-------- RECORDS FOR THE TASK --------
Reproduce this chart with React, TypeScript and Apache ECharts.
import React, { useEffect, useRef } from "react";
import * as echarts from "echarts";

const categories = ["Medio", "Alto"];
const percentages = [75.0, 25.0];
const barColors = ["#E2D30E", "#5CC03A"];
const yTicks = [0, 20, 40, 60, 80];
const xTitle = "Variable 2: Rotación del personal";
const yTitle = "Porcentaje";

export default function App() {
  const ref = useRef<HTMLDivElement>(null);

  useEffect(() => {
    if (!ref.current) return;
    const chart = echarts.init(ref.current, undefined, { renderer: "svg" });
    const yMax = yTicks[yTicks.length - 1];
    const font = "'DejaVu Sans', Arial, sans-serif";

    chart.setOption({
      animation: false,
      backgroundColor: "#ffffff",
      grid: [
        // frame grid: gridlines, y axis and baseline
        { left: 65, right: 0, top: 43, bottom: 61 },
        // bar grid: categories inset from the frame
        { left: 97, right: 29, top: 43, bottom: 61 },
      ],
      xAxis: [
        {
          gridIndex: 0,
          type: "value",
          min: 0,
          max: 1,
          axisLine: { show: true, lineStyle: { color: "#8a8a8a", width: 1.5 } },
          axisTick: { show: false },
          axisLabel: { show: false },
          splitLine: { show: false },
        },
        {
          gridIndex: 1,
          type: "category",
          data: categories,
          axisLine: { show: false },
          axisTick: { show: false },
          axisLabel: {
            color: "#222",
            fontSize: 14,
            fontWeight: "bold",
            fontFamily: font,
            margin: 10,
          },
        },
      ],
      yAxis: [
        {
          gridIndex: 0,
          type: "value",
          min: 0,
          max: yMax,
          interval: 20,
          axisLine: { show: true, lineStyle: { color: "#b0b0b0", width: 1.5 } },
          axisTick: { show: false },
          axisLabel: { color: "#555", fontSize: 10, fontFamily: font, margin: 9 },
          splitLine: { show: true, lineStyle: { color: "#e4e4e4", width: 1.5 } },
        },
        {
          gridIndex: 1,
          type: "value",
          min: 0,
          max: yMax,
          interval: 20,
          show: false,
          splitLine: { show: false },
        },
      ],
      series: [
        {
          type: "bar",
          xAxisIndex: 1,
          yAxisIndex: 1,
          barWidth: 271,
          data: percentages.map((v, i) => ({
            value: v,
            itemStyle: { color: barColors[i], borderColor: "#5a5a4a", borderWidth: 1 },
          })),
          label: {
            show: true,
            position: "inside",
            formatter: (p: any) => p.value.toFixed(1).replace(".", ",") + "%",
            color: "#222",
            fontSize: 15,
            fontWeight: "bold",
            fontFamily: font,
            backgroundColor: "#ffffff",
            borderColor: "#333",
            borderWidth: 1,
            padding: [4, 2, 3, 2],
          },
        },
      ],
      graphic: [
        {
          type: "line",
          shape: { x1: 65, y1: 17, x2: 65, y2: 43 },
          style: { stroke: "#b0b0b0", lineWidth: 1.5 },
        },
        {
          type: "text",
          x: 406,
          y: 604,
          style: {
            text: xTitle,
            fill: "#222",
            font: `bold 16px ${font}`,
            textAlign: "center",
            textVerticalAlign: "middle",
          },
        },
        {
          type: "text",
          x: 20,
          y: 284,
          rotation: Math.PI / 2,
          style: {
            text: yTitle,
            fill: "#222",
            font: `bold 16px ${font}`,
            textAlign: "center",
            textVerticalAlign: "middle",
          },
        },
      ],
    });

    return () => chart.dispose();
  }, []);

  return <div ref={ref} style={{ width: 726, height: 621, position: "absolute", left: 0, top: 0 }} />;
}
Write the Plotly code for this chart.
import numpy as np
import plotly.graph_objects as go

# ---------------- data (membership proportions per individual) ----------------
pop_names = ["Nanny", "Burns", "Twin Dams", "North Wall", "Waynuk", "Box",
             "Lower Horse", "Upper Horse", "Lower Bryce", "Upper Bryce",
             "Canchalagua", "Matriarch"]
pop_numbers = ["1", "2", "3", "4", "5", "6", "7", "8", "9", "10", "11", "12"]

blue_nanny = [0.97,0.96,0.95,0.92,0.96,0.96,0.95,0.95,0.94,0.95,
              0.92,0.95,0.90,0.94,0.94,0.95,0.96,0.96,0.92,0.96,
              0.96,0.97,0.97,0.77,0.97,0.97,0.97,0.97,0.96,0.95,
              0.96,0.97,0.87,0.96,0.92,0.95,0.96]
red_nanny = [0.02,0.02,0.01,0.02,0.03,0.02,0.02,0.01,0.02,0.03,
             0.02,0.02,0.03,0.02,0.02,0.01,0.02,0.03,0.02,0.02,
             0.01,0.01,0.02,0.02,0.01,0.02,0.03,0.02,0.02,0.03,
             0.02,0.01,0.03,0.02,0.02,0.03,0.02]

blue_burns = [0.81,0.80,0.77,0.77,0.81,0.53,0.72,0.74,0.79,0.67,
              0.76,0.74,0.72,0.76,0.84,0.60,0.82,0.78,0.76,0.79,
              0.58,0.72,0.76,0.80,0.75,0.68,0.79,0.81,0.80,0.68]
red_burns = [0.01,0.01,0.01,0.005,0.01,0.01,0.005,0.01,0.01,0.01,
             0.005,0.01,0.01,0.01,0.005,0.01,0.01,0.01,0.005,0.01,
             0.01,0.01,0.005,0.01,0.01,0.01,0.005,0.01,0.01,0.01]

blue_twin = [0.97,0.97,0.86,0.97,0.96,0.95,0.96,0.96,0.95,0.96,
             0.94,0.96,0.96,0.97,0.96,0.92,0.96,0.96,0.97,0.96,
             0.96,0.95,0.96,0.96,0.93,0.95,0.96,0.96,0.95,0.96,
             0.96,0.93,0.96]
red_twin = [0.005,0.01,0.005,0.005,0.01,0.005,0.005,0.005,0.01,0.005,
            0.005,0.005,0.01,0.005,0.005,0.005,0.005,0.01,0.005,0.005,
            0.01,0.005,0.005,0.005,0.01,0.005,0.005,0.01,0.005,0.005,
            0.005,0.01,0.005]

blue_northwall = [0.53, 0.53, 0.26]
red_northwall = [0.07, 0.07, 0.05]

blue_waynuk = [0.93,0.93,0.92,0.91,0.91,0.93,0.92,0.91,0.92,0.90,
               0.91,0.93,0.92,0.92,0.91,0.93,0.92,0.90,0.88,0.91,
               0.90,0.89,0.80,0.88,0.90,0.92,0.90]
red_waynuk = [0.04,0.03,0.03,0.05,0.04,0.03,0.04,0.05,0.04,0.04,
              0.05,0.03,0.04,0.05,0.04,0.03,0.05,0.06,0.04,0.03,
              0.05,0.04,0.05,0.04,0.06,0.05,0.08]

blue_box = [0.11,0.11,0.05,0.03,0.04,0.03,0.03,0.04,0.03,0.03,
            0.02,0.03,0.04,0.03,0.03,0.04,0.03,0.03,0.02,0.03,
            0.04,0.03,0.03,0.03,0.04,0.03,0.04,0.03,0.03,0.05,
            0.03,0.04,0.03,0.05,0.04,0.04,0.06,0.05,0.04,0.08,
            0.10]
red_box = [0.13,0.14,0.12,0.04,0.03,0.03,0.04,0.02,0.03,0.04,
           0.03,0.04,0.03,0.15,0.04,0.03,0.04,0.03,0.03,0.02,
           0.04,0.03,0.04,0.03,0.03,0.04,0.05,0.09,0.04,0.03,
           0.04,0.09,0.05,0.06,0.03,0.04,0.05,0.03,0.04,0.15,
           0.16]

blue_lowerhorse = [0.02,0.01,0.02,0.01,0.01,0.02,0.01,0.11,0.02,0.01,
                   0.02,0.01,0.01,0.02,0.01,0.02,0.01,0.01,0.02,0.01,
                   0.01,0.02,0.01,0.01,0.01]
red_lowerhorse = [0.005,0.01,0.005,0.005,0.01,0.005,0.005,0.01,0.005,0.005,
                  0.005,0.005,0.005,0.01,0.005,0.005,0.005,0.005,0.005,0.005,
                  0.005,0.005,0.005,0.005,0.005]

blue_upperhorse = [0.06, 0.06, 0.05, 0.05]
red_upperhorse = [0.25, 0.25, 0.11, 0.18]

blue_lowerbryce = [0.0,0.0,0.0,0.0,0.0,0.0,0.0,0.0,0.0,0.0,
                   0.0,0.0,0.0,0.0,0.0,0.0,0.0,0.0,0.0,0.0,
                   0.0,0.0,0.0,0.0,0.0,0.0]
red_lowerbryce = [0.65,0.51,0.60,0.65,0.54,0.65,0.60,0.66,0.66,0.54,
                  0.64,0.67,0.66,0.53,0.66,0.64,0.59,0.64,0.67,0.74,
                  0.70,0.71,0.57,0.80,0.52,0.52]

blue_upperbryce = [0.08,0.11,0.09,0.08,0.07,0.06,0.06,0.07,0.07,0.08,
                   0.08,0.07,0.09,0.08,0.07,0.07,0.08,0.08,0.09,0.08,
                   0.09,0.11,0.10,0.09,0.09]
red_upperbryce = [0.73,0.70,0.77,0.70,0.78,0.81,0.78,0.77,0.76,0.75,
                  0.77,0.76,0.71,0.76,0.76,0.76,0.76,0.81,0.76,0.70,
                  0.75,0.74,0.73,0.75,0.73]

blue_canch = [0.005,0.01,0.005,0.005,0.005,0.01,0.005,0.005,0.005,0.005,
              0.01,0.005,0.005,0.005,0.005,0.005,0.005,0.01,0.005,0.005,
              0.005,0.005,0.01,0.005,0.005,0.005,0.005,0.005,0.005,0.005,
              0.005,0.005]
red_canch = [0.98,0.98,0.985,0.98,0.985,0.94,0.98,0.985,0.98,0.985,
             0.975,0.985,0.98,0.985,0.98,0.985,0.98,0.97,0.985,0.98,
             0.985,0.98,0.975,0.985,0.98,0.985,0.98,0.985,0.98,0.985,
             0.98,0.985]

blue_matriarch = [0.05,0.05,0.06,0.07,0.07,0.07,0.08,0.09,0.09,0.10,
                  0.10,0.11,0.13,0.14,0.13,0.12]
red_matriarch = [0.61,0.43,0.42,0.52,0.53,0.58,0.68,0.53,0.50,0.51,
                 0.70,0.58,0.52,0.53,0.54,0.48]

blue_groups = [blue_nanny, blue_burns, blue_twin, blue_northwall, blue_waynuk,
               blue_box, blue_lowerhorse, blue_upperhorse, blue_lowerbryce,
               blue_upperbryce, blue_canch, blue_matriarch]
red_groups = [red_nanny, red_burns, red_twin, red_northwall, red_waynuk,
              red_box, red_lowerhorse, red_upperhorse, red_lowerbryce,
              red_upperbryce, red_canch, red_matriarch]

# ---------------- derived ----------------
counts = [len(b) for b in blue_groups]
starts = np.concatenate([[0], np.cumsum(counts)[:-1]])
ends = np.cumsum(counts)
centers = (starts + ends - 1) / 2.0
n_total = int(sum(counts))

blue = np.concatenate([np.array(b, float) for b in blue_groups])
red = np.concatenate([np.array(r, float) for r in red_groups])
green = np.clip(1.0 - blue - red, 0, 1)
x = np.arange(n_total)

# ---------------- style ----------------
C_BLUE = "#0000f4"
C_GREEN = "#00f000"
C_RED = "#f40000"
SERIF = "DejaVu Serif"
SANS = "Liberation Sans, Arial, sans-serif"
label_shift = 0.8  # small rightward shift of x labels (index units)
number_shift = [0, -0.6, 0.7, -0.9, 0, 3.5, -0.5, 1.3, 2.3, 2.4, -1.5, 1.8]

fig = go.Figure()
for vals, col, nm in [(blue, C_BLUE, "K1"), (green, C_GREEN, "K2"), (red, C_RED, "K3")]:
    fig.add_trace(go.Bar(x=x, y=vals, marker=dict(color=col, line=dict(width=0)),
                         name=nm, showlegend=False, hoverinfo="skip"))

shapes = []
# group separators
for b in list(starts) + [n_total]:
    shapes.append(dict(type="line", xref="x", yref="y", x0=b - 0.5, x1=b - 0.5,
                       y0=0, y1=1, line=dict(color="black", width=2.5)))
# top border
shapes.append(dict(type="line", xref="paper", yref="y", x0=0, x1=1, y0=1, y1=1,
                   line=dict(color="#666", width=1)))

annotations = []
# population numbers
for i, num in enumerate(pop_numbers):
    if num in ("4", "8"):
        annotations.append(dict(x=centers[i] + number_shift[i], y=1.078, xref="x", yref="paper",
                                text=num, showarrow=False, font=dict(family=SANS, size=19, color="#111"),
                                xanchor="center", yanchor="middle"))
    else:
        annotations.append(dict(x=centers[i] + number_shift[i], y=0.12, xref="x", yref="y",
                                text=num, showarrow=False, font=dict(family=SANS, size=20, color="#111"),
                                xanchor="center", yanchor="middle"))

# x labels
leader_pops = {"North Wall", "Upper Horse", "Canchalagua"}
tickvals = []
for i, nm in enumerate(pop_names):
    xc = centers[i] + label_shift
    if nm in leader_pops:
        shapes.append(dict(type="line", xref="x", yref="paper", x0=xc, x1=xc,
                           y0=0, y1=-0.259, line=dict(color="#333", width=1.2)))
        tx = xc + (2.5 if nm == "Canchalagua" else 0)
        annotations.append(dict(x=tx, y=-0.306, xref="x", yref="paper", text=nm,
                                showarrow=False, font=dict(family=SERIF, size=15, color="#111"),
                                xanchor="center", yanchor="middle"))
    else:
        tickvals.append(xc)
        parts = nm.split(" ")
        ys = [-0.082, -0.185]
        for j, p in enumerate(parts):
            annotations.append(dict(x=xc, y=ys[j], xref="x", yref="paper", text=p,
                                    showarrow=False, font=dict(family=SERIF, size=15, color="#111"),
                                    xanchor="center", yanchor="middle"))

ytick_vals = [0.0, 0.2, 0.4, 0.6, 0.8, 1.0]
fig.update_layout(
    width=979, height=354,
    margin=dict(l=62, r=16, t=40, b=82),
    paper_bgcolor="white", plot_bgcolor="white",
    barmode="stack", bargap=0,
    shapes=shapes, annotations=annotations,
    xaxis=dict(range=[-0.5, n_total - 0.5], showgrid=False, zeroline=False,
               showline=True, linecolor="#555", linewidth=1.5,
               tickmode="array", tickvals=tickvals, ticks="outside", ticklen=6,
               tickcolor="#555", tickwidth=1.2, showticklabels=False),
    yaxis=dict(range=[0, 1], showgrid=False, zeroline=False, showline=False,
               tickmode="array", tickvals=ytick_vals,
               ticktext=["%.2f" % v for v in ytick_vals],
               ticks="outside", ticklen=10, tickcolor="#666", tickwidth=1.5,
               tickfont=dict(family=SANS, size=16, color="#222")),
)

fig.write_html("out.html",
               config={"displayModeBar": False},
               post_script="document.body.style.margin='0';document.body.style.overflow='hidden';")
--------
**WHAT IS REQUIRED**
Return only the exact lines from the opening of the records through the line that contains "const ref = useRef<HTMLDivElement>(null);", both included.

**SOLUTION FOR THIS TASK**
Reproduce this chart with React, TypeScript and Apache ECharts.
import React, { useEffect, useRef } from "react";
import * as echarts from "echarts";

const categories = ["Medio", "Alto"];
const percentages = [75.0, 25.0];
const barColors = ["#E2D30E", "#5CC03A"];
const yTicks = [0, 20, 40, 60, 80];
const xTitle = "Variable 2: Rotación del personal";
const yTitle = "Porcentaje";

export default function App() {
  const ref = useRef<HTMLDivElement>(null);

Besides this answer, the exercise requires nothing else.